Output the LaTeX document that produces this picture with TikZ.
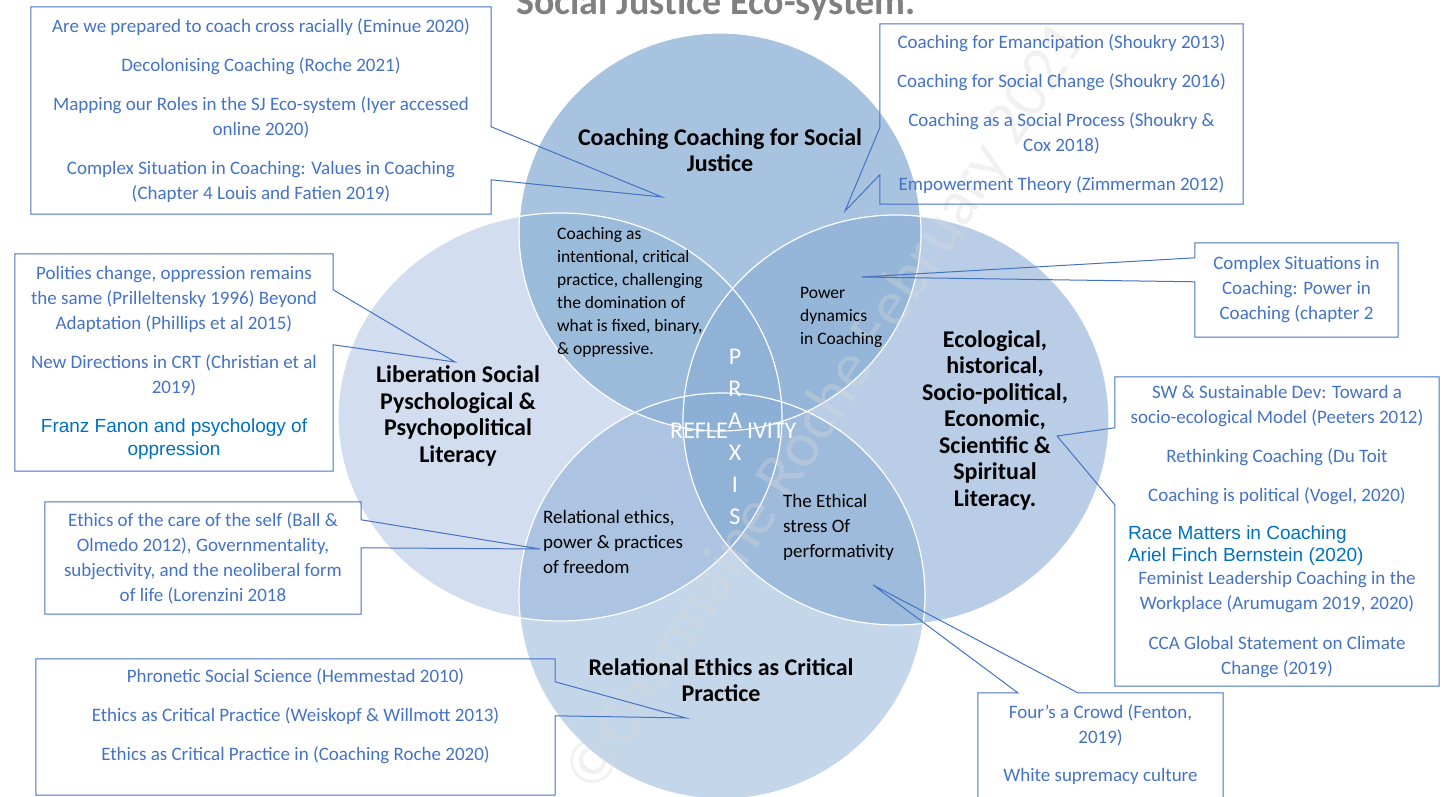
\documentclass[tikz,border=0pt]{standalone}
\usepackage{fontspec}
\setmainfont{Carlito}
\newfontfamily\arialfont{Liberation Sans}
\usetikzlibrary{positioning,calc}
\definecolor{libfill}{RGB}{165,189,223}
\definecolor{ecofill}{RGB}{115,157,205}
\definecolor{relfill}{RGB}{127,166,209}
\definecolor{sjfill}{RGB}{138,175,212}
\definecolor{refblue}{RGB}{68,114,196}
\definecolor{linkblue}{RGB}{0,112,192}
\definecolor{titlegrey}{RGB}{128,128,128}
\definecolor{markgrey}{RGB}{215,215,215}
\newcommand{\arialblue}[1]{{\arialfont\fontsize{19}{22}\selectfont\color{linkblue}#1}}

\begin{document}
\begin{tikzpicture}[x=1pt, y=-1pt,
  ring/.style={draw=white, line width=1.2pt},
  topic/.style={font=\fontsize{24}{26.5}\selectfont\bfseries, align=center, inner sep=0pt},
  lens/.style={font=\fontsize{17.5}{23}\selectfont, align=left, anchor=west, inner sep=0pt},
  lenslow/.style={lens, font=\fontsize{19}{25}\selectfont},
  praxis/.style={font=\fontsize{24}{24}\selectfont, text=white, inner sep=0pt},
  refs/.style={font=\fontsize{19}{25}\selectfont, align=center, text=refblue, inner sep=0pt},
  refline/.style={draw=refblue, line width=1pt, line join=miter},
]
\useasboundingbox (0,0) rectangle (1443,797);
\clip (0,0) rectangle (1443,797);

\fill[libfill, fill opacity=0.5] (560,417) ellipse [x radius=222, y radius=204];
\fill[ecofill, fill opacity=0.5] (896,420) ellipse [x radius=213, y radius=205];
\fill[relfill, fill opacity=0.46] (722,596) ellipse [x radius=203, y radius=203];
\fill[sjfill, fill opacity=0.75] (720,232) ellipse [x radius=201, y radius=199];
\draw[ring] (560,417) ellipse [x radius=222, y radius=204];
\draw[ring] (896,420) ellipse [x radius=213, y radius=205];
\draw[ring] (722,596) ellipse [x radius=203, y radius=203];
\draw[ring] (720,232) ellipse [x radius=201, y radius=199];

\node[rotate=57, font=\fontsize{64}{64}\selectfont, text=markgrey, opacity=0.35] (mark) at (828,408) {©Charmaine Roche February 2021};

\node[font=\fontsize{38}{38}\selectfont\bfseries, text=titlegrey, anchor=base] (title) at (716,15) {Social Justice Eco-system.};

\node[topic] (sj) at (720,150) {Coaching Coaching for Social\\ Justice};
\node[topic] (lib) at (458,416) {Liberation Social\\ Pyschological \&\\ Psychopolitical\\ Literacy};
\node[topic] (eco) at (995,420) {Ecological,\\ historical,\\ Socio-political,\\ Economic,\\ Scientific \&\\ Spiritual\\ Literacy.};
\node[topic] (rel) at (721,680) {Relational Ethics as Critical\\ Practice};

\node[lens] (intent) at (557,292) {Coaching as\\ intentional, critical\\ practice, challenging\\ the domination of\\ what is fixed, binary,\\ \& oppressive.};
\node[lens] (power) at (800,317) {Power\\ dynamics\\ in Coaching};
\node[lenslow] (freedom) at (543,542) {Relational ethics,\\ power \& practices\\ of freedom};
\node[lenslow] (stress) at (783,527) {The Ethical\\ stress Of\\ performativity};

\foreach \ch [count=\i] in {P,R,A,X,I,S}
  \node[praxis] (px\i) at (735,{357+32*(\i-1)}) {\ch};
\node[praxis, anchor=base east] (refle) at (728,438) {REFLE};
\node[praxis, anchor=base west] (ivity) at (747,438) {IVITY};

\node[refs, minimum width=460pt, minimum height=207pt] (sjref) at (261,110.5) {Are we prepared to coach cross racially (Eminue 2020)\\[14pt] Decolonising Coaching (Roche 2021)\\[14pt] Mapping our Roles in the SJ Eco-system (Iyer accessed\\ online 2020)\\[14pt] Complex Situation in Coaching: Values in Coaching\\ (Chapter 4 Louis and Fatien 2019)};
\coordinate (sjtip) at (662,197);
\draw[refline] (sjref.north west) -- (sjref.north east) -- ($(sjref.north east)+(0,120)$) -- (sjtip) -- ($(sjref.north east)+(0,173)$) -- (sjref.south east) -- (sjref.south west) -- cycle;

\node[refs, minimum width=363pt, minimum height=180pt] (empref) at (1061.5,114) {Coaching for Emancipation (Shoukry 2013)\\[14pt] Coaching for Social Change (Shoukry 2016)\\[14pt] Coaching as a Social Process (Shoukry \&\\ Cox 2018)\\[14pt] Empowerment Theory (Zimmerman 2012)};
\coordinate (emptip) at (845,211);
\draw[refline] (empref.north west) -- (empref.north east) -- (empref.south east) -- (empref.south west) -- ($(empref.north west)+(0,151)$) -- (emptip) -- ($(empref.north west)+(0,104)$) -- cycle;

\node[refs, minimum width=203pt, minimum height=94pt] (powref) at (1296.5,290) {Complex Situations in\\ Coaching: Power in\\ Coaching (chapter 2};
\coordinate (powtip) at (862,277);
\draw[refline] (powref.north west) -- (powref.north east) -- (powref.south east) -- (powref.south west) -- ($(powref.north west)+(0,39)$) -- (powtip) -- ($(powref.north west)+(0,15)$) -- cycle;

\node[refs, minimum width=318pt, minimum height=217pt] (libref) at (174,362.5) {Polities change, oppression remains\\ the same (Prilleltensky 1996) Beyond\\ Adaptation (Phillips et al 2015)\\[14pt] New Directions in CRT (Christian et al\\ 2019)\\[14pt] \arialblue{Franz Fanon and psychology of}\\[-2pt] \arialblue{oppression}};
\coordinate (libtip) at (455,362);
\draw[refline] (libref.north west) -- (libref.north east) -- ($(libref.north east)+(0,36)$) -- (libtip) -- ($(libref.north east)+(0,91)$) -- (libref.south east) -- (libref.south west) -- cycle;

\node[refs, minimum width=316pt, minimum height=112pt] (careref) at (203,558) {Ethics of the care of the self (Ball \&\\ Olmedo 2012), Governmentality,\\ subjectivity, and the neoliberal form\\ of life (Lorenzini 2018};
\coordinate (caretip) at (540,549);
\draw[refline] (careref.north west) -- (careref.north east) -- ($(careref.north east)+(0,18)$) -- (caretip) -- ($(careref.north east)+(0,46)$) -- (careref.south east) -- (careref.south west) -- cycle;

\node[refs, minimum width=519pt, minimum height=114pt] (phronref) at (295.5,716) {Phronetic Social Science (Hemmestad 2010)\\[14pt] Ethics as Critical Practice (Weiskopf \& Willmott 2013)\\[14pt] Ethics as Critical Practice in (Coaching Roche 2020)};
\coordinate (phrontip) at (686,718);
\draw[refline] (phronref.north west) -- (phronref.north east) -- ($(phronref.north east)+(0,23)$) -- (phrontip) -- ($(phronref.north east)+(0,57)$) -- ($(phronref.south east)+(0,22)$) -- ($(phronref.south west)+(0,22)$) -- cycle;

\node[refs, minimum width=324pt, minimum height=309pt] (ecoref) at (1277,531.5) {SW \& Sustainable Dev: Toward a\\ socio-ecological Model (Peeters 2012)\\[14pt] Rethinking Coaching (Du Toit\\[14pt] Coaching is political (Vogel, 2020)\\[13pt] \makebox[298pt][l]{\arialblue{\begin{tabular}[t]{@{}l@{}}Race Matters in Coaching\\ Ariel Finch Bernstein (2020)\end{tabular}}}\\[3pt] Feminist Leadership Coaching in the\\ Workplace (Arumugam 2019, 2020)\\[15pt] CCA Global Statement on Climate\\ Change (2019)};
\coordinate (ecotip) at (1057,436);
\draw[refline] (ecoref.north west) -- (ecoref.north east) -- (ecoref.south east) -- (ecoref.south west) -- ($(ecoref.north west)+(0,128)$) -- (ecotip) -- ($(ecoref.north west)+(0,51)$) -- cycle;

\node[refs, minimum width=245pt, minimum height=104pt] (crowdref) at (1100.5,745) {Four’s a Crowd (Fenton,\\ 2019)\\[13pt] White supremacy culture};
\coordinate (crowdtip) at (873,585);
\draw[refline] (crowdref.north west) -- ($(crowdref.north west)+(40,0)$) -- (crowdtip) -- ($(crowdref.north west)+(100,0)$) -- (crowdref.north east) -- ($(crowdref.south east)+(0,10)$) -- ($(crowdref.south west)+(0,10)$) -- cycle;
\end{tikzpicture}
\end{document}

- - -

*DIRECTIVE*. Look at the listing and set down only the lines from its start through the line with "text=titlegrey, anchor=base] (title)", word for word and without pictures.

*OUTPUT OF THE TASK*.
Output the LaTeX document that produces this picture with TikZ.
\documentclass[tikz,border=0pt]{standalone}
\usepackage{fontspec}
\setmainfont{Carlito}
\newfontfamily\arialfont{Liberation Sans}
\usetikzlibrary{positioning,calc}
\definecolor{libfill}{RGB}{165,189,223}
\definecolor{ecofill}{RGB}{115,157,205}
\definecolor{relfill}{RGB}{127,166,209}
\definecolor{sjfill}{RGB}{138,175,212}
\definecolor{refblue}{RGB}{68,114,196}
\definecolor{linkblue}{RGB}{0,112,192}
\definecolor{titlegrey}{RGB}{128,128,128}
\definecolor{markgrey}{RGB}{215,215,215}
\newcommand{\arialblue}[1]{{\arialfont\fontsize{19}{22}\selectfont\color{linkblue}#1}}

\begin{document}
\begin{tikzpicture}[x=1pt, y=-1pt,
  ring/.style={draw=white, line width=1.2pt},
  topic/.style={font=\fontsize{24}{26.5}\selectfont\bfseries, align=center, inner sep=0pt},
  lens/.style={font=\fontsize{17.5}{23}\selectfont, align=left, anchor=west, inner sep=0pt},
  lenslow/.style={lens, font=\fontsize{19}{25}\selectfont},
  praxis/.style={font=\fontsize{24}{24}\selectfont, text=white, inner sep=0pt},
  refs/.style={font=\fontsize{19}{25}\selectfont, align=center, text=refblue, inner sep=0pt},
  refline/.style={draw=refblue, line width=1pt, line join=miter},
]
\useasboundingbox (0,0) rectangle (1443,797);
\clip (0,0) rectangle (1443,797);

\fill[libfill, fill opacity=0.5] (560,417) ellipse [x radius=222, y radius=204];
\fill[ecofill, fill opacity=0.5] (896,420) ellipse [x radius=213, y radius=205];
\fill[relfill, fill opacity=0.46] (722,596) ellipse [x radius=203, y radius=203];
\fill[sjfill, fill opacity=0.75] (720,232) ellipse [x radius=201, y radius=199];
\draw[ring] (560,417) ellipse [x radius=222, y radius=204];
\draw[ring] (896,420) ellipse [x radius=213, y radius=205];
\draw[ring] (722,596) ellipse [x radius=203, y radius=203];
\draw[ring] (720,232) ellipse [x radius=201, y radius=199];

\node[rotate=57, font=\fontsize{64}{64}\selectfont, text=markgrey, opacity=0.35] (mark) at (828,408) {©Charmaine Roche February 2021};

\node[font=\fontsize{38}{38}\selectfont\bfseries, text=titlegrey, anchor=base] (title) at (716,15) {Social Justice Eco-system.};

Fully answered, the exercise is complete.